A quick workaround in flux that fixes this for me is:

diff --git a/src/broker/boot_pmi.c b/src/broker/boot_pmi.c
index 3f55231ec..51e7c7234 100644
--- a/src/broker/boot_pmi.c
+++ b/src/broker/boot_pmi.c
@@ -351,7 +351,7 @@ int boot_pmi (struct overlay *overlay, attr_t *attrs)
             log_msg ("%s: get %s: %s", upmi_describe (upmi), key, error.text);
             goto error;
         }
-        if (!(o = json_loads (val, 0, NULL))
+        if (!(o = json_loads (val, JSON_DISABLE_EOF_CHECK, NULL))

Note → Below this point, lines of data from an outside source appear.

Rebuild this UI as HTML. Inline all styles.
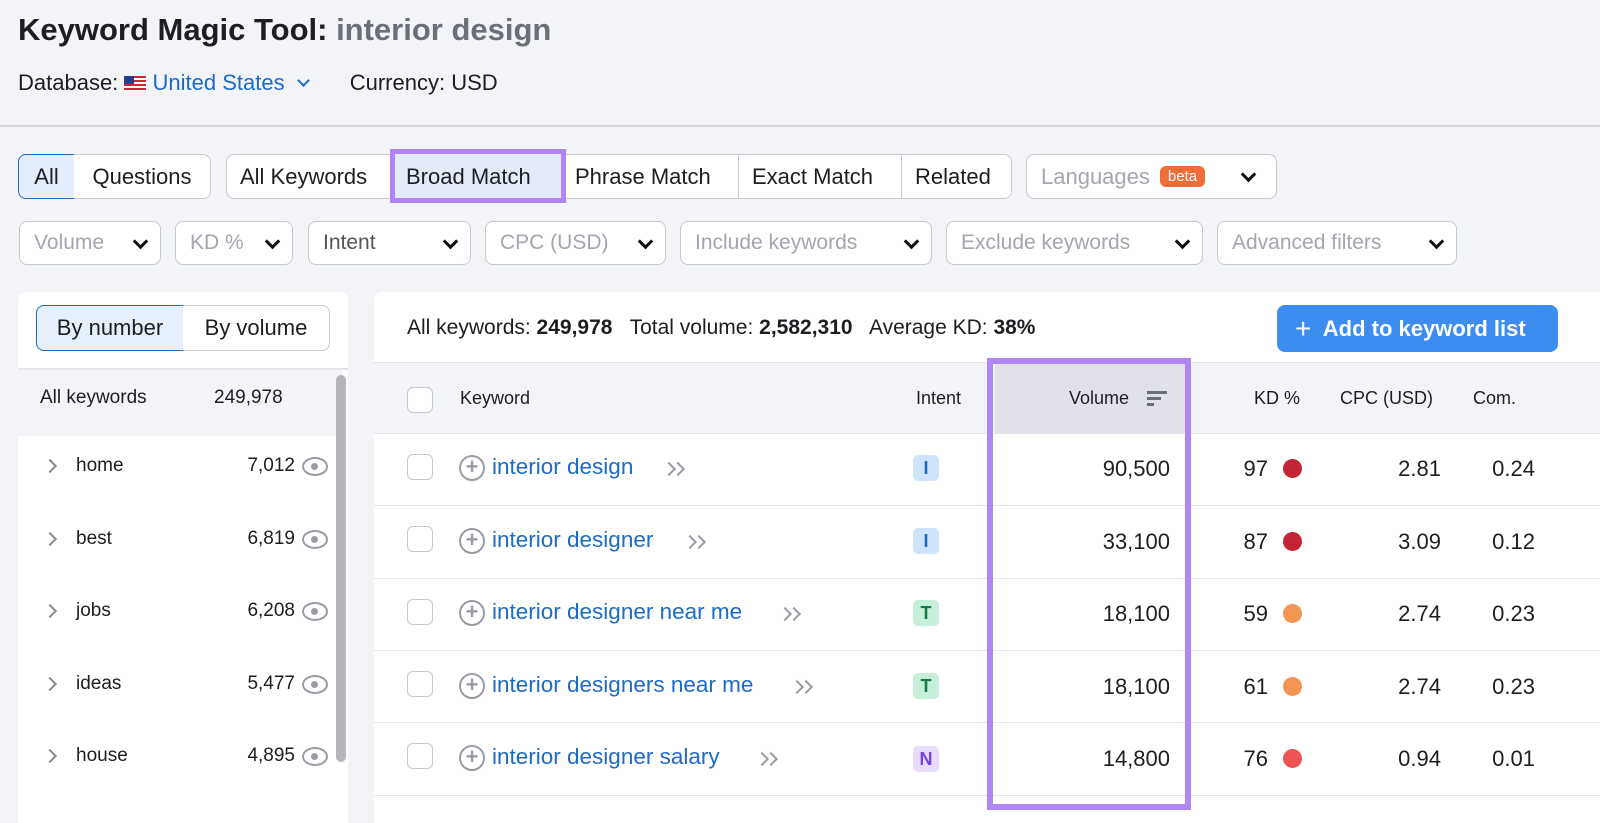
<!DOCTYPE html><html style="overflow:hidden;width:1600px;height:823px"><head><style>
*{margin:0;padding:0;box-sizing:border-box}
body{width:1600px;height:823px;overflow:hidden;background:#f3f4f8;font-family:"Liberation Sans",sans-serif;color:#1d1e22;position:relative}
.a{position:absolute;white-space:nowrap}
.btn{position:absolute;height:45px;border:1.5px solid #c6c8cf;background:#fff;font-size:22px;display:flex;align-items:center;justify-content:center;border-radius:8px}
.dd{position:absolute;top:221px;height:44px;border:1.5px solid #c6c8cf;background:#fff;border-radius:8px;font-size:21px;color:#a3a6ae;display:flex;align-items:center;padding-left:14px}
.dd i{position:absolute;right:14px;top:14px;width:11px;height:11px;border-right:3px solid #111;border-bottom:3px solid #111;transform:rotate(45deg)}
.row{position:absolute;left:374px;width:1226px;height:72px;border-top:1.5px solid #e4e5ea;background:#fff}
.cb{position:absolute;width:26px;height:26px;border:1.5px solid #c6c8cf;border-radius:6px;background:#fff}
.kw{position:absolute;font-size:22.5px;color:#1c6ac9}
.num{position:absolute;font-size:22px;text-align:right}
.dot{position:absolute;width:19px;height:19px;border-radius:50%}
.badge{position:absolute;width:26px;height:26px;border-radius:5px;font-size:18px;font-weight:bold;text-align:center;line-height:26px}
.chev{position:absolute;width:10px;height:10px;border-right:2.5px solid #888b93;border-top:2.5px solid #888b93;transform:rotate(45deg)}
.eye{position:absolute;width:26px;height:19px;border:2.5px solid #9a9ca4;border-radius:50%}
.eye:after{content:"";position:absolute;left:7px;top:3.5px;width:7px;height:7px;border-radius:50%;background:#9a9ca4}
.plus{position:absolute;width:26px;height:26px;border:2.5px solid #9a9ca4;border-radius:50%;color:#9a9ca4;font-size:22px;line-height:19px;text-align:center;font-weight:bold}
.dbl{position:absolute;width:22px;height:14px}
.dbl:before,.dbl:after{content:"";position:absolute;top:2px;width:8px;height:8px;border-right:2.5px solid #9a9ca4;border-top:2.5px solid #9a9ca4;transform:rotate(45deg)}
.dbl:before{left:0}.dbl:after{left:9px}
</style></head><body>
<div class="a" style="left:18px;top:12px;font-size:31px;font-weight:bold">Keyword Magic Tool: <span style="color:#6c6e78">interior design</span></div>
<div class="a" style="left:18px;top:70px;font-size:22px">Database: <span style="display:inline-block;width:22px;height:15px;background:repeating-linear-gradient(#c8283a 0 2px,#fff 2px 4px);position:relative;vertical-align:-1px"><span style="position:absolute;left:0;top:0;width:10px;height:8px;background:#2a3c8e"></span></span> <span style="color:#1c6ac9">United States</span> <span style="display:inline-block;width:9px;height:9px;border-right:2.5px solid #1c6ac9;border-bottom:2.5px solid #1c6ac9;transform:rotate(45deg);margin-left:8px;vertical-align:5px"></span><span style="margin-left:42px">Currency: USD</span></div>
<div class="a" style="left:0;top:125px;width:1600px;height:2px;background:#d3d5db"></div>

<div class="btn" style="left:18px;top:154px;width:57px;background:#e4edfb;border-color:#1c6ac9;border-radius:8px 0 0 8px">All</div>
<div class="btn" style="left:74px;top:154px;width:137px;border-left:none;border-radius:0 8px 8px 0">Questions</div>
<div class="btn" style="left:226px;top:154px;width:786px"></div>
<div class="a" style="left:240px;top:164px;font-size:22px">All Keywords</div>
<div class="a" style="left:390px;top:149px;width:176px;height:54px;border:5px solid #b084f5;background:#e3ebf8"></div>
<div class="a" style="left:406px;top:164px;font-size:22px">Broad Match</div>
<div class="a" style="left:575px;top:164px;font-size:22px">Phrase Match</div>
<div class="a" style="left:738px;top:155px;width:1px;height:43px;background:#c6c8cf"></div>
<div class="a" style="left:752px;top:164px;font-size:22px">Exact Match</div>
<div class="a" style="left:901px;top:155px;width:1px;height:43px;background:#c6c8cf"></div>
<div class="a" style="left:915px;top:164px;font-size:22px">Related</div>
<div class="btn" style="left:1026px;top:154px;width:251px;justify-content:flex-start;padding-left:14px;color:#a3a6ae">Languages <span style="background:#f06d3a;color:#fff;font-size:15px;border-radius:6px;padding:2px 8px;margin-left:10px">beta</span></div>
<div class="chev" style="left:1243px;top:169px;transform:rotate(135deg);border-color:#111;width:11px;height:11px;border-width:3px"></div>

<div class="dd" style="left:19px;width:142px">Volume<i></i></div>
<div class="dd" style="left:175px;width:118px">KD %<i></i></div>
<div class="dd" style="left:308px;width:163px;color:#555">Intent<i></i></div>
<div class="dd" style="left:485px;width:181px">CPC (USD)<i></i></div>
<div class="dd" style="left:680px;width:252px">Include keywords<i></i></div>
<div class="dd" style="left:946px;width:257px">Exclude keywords<i></i></div>
<div class="dd" style="left:1217px;width:240px">Advanced filters<i></i></div>

<!-- left panel -->
<div class="a" style="left:18px;top:292px;width:330px;height:531px;background:#fff;border-radius:8px 8px 0 0"></div>
<div class="btn" style="left:36px;top:305px;width:148px;height:46px;background:#e6effc;border-color:#1c6ac9;border-radius:8px 0 0 8px">By number</div>
<div class="btn" style="left:183px;top:305px;width:147px;height:46px;border-left:none;border-radius:0 8px 8px 0">By volume</div>
<div class="a" style="left:18px;top:368px;width:330px;height:2px;background:#e4e5ea"></div>
<div class="a" style="left:18px;top:370px;width:325px;height:66px;background:#f3f4f8"></div>
<div class="a" style="left:40px;top:387px;font-size:19px">All keywords</div>
<div class="a" style="left:214px;top:387px;font-size:19px">249,978</div>
<div class="a" style="left:336px;top:375px;width:10px;height:387px;border-radius:5px;background:#b4b6bb"></div>
<div class="chev" style="left:45px;top:461px"></div><div class="a" style="left:76px;top:455px;font-size:19px">home</div><div class="num" style="left:200px;width:95px;top:455px;font-size:19px">7,012</div><div class="eye" style="left:302px;top:457px"></div>
<div class="chev" style="left:45px;top:534px"></div><div class="a" style="left:76px;top:528px;font-size:19px">best</div><div class="num" style="left:200px;width:95px;top:528px;font-size:19px">6,819</div><div class="eye" style="left:302px;top:530px"></div>
<div class="chev" style="left:45px;top:606px"></div><div class="a" style="left:76px;top:600px;font-size:19px">jobs</div><div class="num" style="left:200px;width:95px;top:600px;font-size:19px">6,208</div><div class="eye" style="left:302px;top:602px"></div>
<div class="chev" style="left:45px;top:679px"></div><div class="a" style="left:76px;top:673px;font-size:19px">ideas</div><div class="num" style="left:200px;width:95px;top:673px;font-size:19px">5,477</div><div class="eye" style="left:302px;top:675px"></div>
<div class="chev" style="left:45px;top:751px"></div><div class="a" style="left:76px;top:745px;font-size:19px">house</div><div class="num" style="left:200px;width:95px;top:745px;font-size:19px">4,895</div><div class="eye" style="left:302px;top:747px"></div>

<!-- right panel -->
<div class="a" style="left:374px;top:292px;width:1226px;height:531px;background:#fff;border-radius:8px 0 0 0"></div>
<div class="a" style="left:407px;top:316px;font-size:21px">All keywords: <b>249,978</b> &nbsp; Total volume: <b>2,582,310</b> &nbsp; Average KD: <b>38%</b></div>
<div class="a" style="left:1277px;top:305px;width:281px;height:47px;background:#3d8cf0;border-radius:8px;color:#fff;font-size:22px;font-weight:bold;line-height:47px;padding-left:18px"><span style="font-size:28px;font-weight:normal;vertical-align:-2px">+</span>&nbsp; Add to keyword list</div>
<div class="a" style="left:374px;top:362px;width:1226px;height:72px;background:#f3f4f8;border-top:1.5px solid #e4e5ea"></div>
<div class="a" style="left:995px;top:363px;width:190px;height:71px;background:#e1e2e9"></div>
<div class="cb" style="left:407px;top:387px"></div>
<div class="a" style="left:460px;top:388px;font-size:18px">Keyword</div>
<div class="a" style="left:916px;top:388px;font-size:18px">Intent</div>
<div class="a" style="left:1069px;top:388px;font-size:18px">Volume</div>
<div class="a" style="left:1147px;top:391px;width:20px;height:3px;background:#6b6e76"></div><div class="a" style="left:1147px;top:397px;width:14px;height:3px;background:#6b6e76"></div><div class="a" style="left:1147px;top:403px;width:7px;height:3px;background:#6b6e76"></div>
<div class="a" style="left:1254px;top:388px;font-size:18px">KD %</div>
<div class="a" style="left:1340px;top:388px;font-size:18px">CPC (USD)</div>
<div class="a" style="left:1473px;top:388px;font-size:18px">Com.</div>

<div class="row" style="top:433px"></div>
<div class="row" style="top:505px"></div>
<div class="row" style="top:578px"></div>
<div class="row" style="top:650px"></div>
<div class="row" style="top:722px"></div>
<div class="row" style="top:795px;height:28px"></div>

<!-- rows -->
<div class="cb" style="left:407px;top:454px"></div><div class="plus" style="left:459px;top:455px">+</div><div class="kw" style="left:492px;top:454px">interior design</div><div class="dbl" style="left:664px;top:462px"></div>
<div class="badge" style="left:913px;top:455px;background:#cfe4fb;color:#1c6ac9">I</div><div class="num" style="left:1060px;width:110px;top:456px">90,500</div><div class="num" style="left:1210px;width:58px;top:456px">97</div><div class="dot" style="left:1283px;top:459px;background:#c32535"></div><div class="num" style="left:1360px;width:81px;top:456px">2.81</div><div class="num" style="left:1460px;width:75px;top:456px">0.24</div>

<div class="cb" style="left:407px;top:526px"></div><div class="plus" style="left:459px;top:528px">+</div><div class="kw" style="left:492px;top:527px">interior designer</div><div class="dbl" style="left:685px;top:535px"></div>
<div class="badge" style="left:913px;top:528px;background:#cfe4fb;color:#1c6ac9">I</div><div class="num" style="left:1060px;width:110px;top:529px">33,100</div><div class="num" style="left:1210px;width:58px;top:529px">87</div><div class="dot" style="left:1283px;top:532px;background:#c32535"></div><div class="num" style="left:1360px;width:81px;top:529px">3.09</div><div class="num" style="left:1460px;width:75px;top:529px">0.12</div>

<div class="cb" style="left:407px;top:599px"></div><div class="plus" style="left:459px;top:600px">+</div><div class="kw" style="left:492px;top:599px">interior designer near me</div><div class="dbl" style="left:780px;top:607px"></div>
<div class="badge" style="left:913px;top:600px;background:#c5efd9;color:#137a48">T</div><div class="num" style="left:1060px;width:110px;top:601px">18,100</div><div class="num" style="left:1210px;width:58px;top:601px">59</div><div class="dot" style="left:1283px;top:604px;background:#f29452"></div><div class="num" style="left:1360px;width:81px;top:601px">2.74</div><div class="num" style="left:1460px;width:75px;top:601px">0.23</div>

<div class="cb" style="left:407px;top:671px"></div><div class="plus" style="left:459px;top:673px">+</div><div class="kw" style="left:492px;top:672px">interior designers near me</div><div class="dbl" style="left:792px;top:680px"></div>
<div class="badge" style="left:913px;top:673px;background:#c5efd9;color:#137a48">T</div><div class="num" style="left:1060px;width:110px;top:674px">18,100</div><div class="num" style="left:1210px;width:58px;top:674px">61</div><div class="dot" style="left:1283px;top:677px;background:#f29452"></div><div class="num" style="left:1360px;width:81px;top:674px">2.74</div><div class="num" style="left:1460px;width:75px;top:674px">0.23</div>

<div class="cb" style="left:407px;top:743px"></div><div class="plus" style="left:459px;top:745px">+</div><div class="kw" style="left:492px;top:744px">interior designer salary</div><div class="dbl" style="left:757px;top:752px"></div>
<div class="badge" style="left:913px;top:746px;background:#e7dcfb;color:#7a3fe0">N</div><div class="num" style="left:1060px;width:110px;top:746px">14,800</div><div class="num" style="left:1210px;width:58px;top:746px">76</div><div class="dot" style="left:1283px;top:749px;background:#ec5454"></div><div class="num" style="left:1360px;width:81px;top:746px">0.94</div><div class="num" style="left:1460px;width:75px;top:746px">0.01</div>

<div class="a" style="left:987px;top:358px;width:204px;height:452px;border:6px solid #b086f5"></div>
</body></html>
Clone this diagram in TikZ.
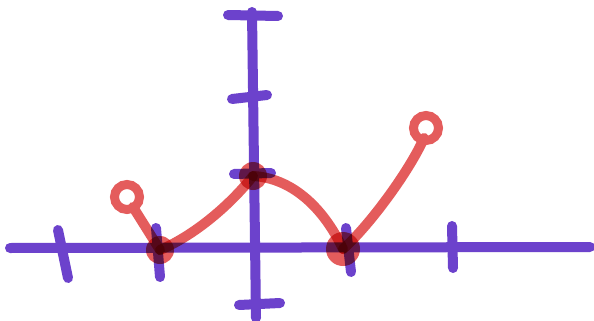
\documentclass[tikz,border=0pt]{standalone}
\definecolor{axpurple}{RGB}{108,66,204}
\definecolor{curvered}{RGB}{228,92,92}
\begin{document}
\begin{tikzpicture}[x=1pt,y=-1pt,
  axis/.style={draw=axpurple,line width=10pt,line cap=round},
  curve/.style={draw=curvered,line width=10pt,line cap=round,line join=round,blend mode=multiply},
  dot/.style={fill=curvered,blend mode=multiply},
  ring/.style={draw=curvered,line width=9pt}]
\useasboundingbox[fill=white] (0,0) rectangle (594,321);
% named points
\coordinate (L) at (10,248);
\coordinate (R) at (590,247);
\coordinate (T) at (252,12);
\coordinate (B) at (256,318);
\coordinate (P1) at (127,197);
\coordinate (P2) at (160,250);
\coordinate (P3) at (253,176);
\coordinate (P4) at (343,249);
\coordinate (P5) at (426,128);
% axes
\draw[axis] (L) -- (R);
\draw[axis] (T) -- (B);
% x ticks
\draw[axis] (58,230) -- (68,278);
\draw[axis] (156,228) -- (160,277);
\draw[axis] (346,228) -- (351,272);
\draw[axis] (452,226) -- (453,268);
% y ticks
\draw[axis] (228,15) -- (278,16);
\draw[axis] (232,99) -- (267,95);
\draw[axis] (234,174) -- (271,173);
\draw[axis] (239,305) -- (280,303);
% curve
\draw[curve] (133,207) -- (P2);
\draw[curve] (P2) .. controls (195,235) and (230,205) .. (P3);
\draw[curve] (P3) .. controls (290,178) and (322,205) .. (P4);
\draw[curve] (P4) .. controls (370,225) and (410,170) .. (424,138);
% filled points
\fill[dot] (P2) circle[radius=14];
\fill[dot] (P3) circle[radius=14];
\fill[dot] (P4) circle[radius=17];
% open points
\draw[ring] (P1) circle[radius=12.5];
\draw[ring] (P5) circle[radius=12.5];
\end{tikzpicture}
\end{document}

             || json_unpack (o,
                             "{s:s s:s}",
                             "pubkey", &peer_pubkey,
@@ -392,7 +392,7 @@ int boot_pmi (struct overlay *overlay, attr_t *attrs)
             log_msg ("%s: get %s: %s", upmi_describe (upmi), key, error.text);
             goto error;
         }
-        if (!(o = json_loads (val, 0, NULL))
+        if (!(o = json_loads (val, JSON_DISABLE_EOF_CHECK, NULL))
             || json_unpack (o, "{s:s}", "pubkey", &peer_pubkey) < 0) {
             log_msg ("error decoding rank %d business card", child_rank);
             json_decref (o);
@@ -423,7 +423,7 @@ int boot_pmi (struct overlay *overlay, attr_t *attrs)
             log_msg ("%s: get %s: %s", upmi_describe (upmi), key, error.text);
             goto error;
         }
-        if (!(o = json_loads (val, 0, NULL))
+        if (!(o = json_loads (val, JSON_DISABLE_EOF_CHECK, NULL))
             || json_unpack (o, "{s:s}", "hostname", &peer_hostname) < 0) {
             log_msg ("error decoding rank %d pmi business card", i);
             json_decref (o);

but we'll need to work out if this was an intentional protocol change or a weakness in our client or what.